2. Jika seseorang meninggalkan tasyahud awal karena lupa memungkinkan untuk mendapatinya, misalnya bangkit dari tasyahud seketika ingat dan belum sempurna berdirinya, hendaklah ia duduk untuk tasyahud awal dan ia tidak perlu sujud sahwi. Namun, jika ia telah berdiri sempurna dan baru ingat tasyahud awalnya terlewat, maka gugurlah pelaksanaan tasyahud awalnya dan ia melanjutkan salatnya serta melakukan sujud sahwi.
Sabda Rasulullah saw,

“Jika salah seorang di antara kalian berdiri dari rakaat kedua, tetapi belum sempurna berdirinya, duduklah dan jika berdirinya sudah sempurna, janganlah ia duduk, kemudian sujud sahwilah dua kali sujud” (HR Turmudzi, Abu Daud, Ibnu Majah, dan Ahmad)

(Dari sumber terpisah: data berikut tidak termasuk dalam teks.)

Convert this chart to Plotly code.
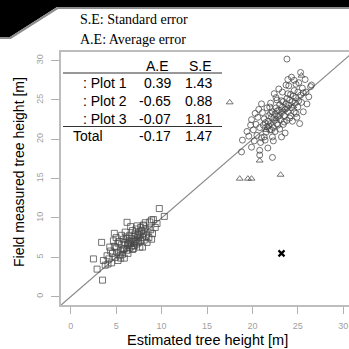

3. Jika seseorang ragu-ragu dalam bilangan rakaat salatnya, misalnya tiga atau empat rakaat, hendaknya ia mengingat-ingat salatnya, kemudian memilih yang mana lebih kuat dan lebih yakin menurutnya. Namun, jika tidak ada keyakinan untuk itu, ia diperbolehkan memilih di atas keyakinannya yang paling sedikit diantara keduanya (tiga), kemudian ia sujud sahwi di akhir salatnya.
Hal ini berdasarkan hadis riwayat Abdulrahman bin Auf yang mengatakan bahwa Rasulullah bersabda,

“Jika seseorang di antara kalian lupa dalam shalatnya, kemudian ia tidak tahu apakah ia salat satu rakaat atau dua rakaat, hendaklah ia memastikan satu rakaat. Jika ia tidak mengetahui apakah dua rakaat  atau tiga rakaat hendaklah ia memastikan dua rakaat. Jika ia tidak mengetahui tiga rakaat atau empat rakaat hendakalah ia memastikan tiga rakaat. Kemudia ia sujud sahwi sebelum salam” (HR Turmudzi, Ibnu Majah, dan Ahmad)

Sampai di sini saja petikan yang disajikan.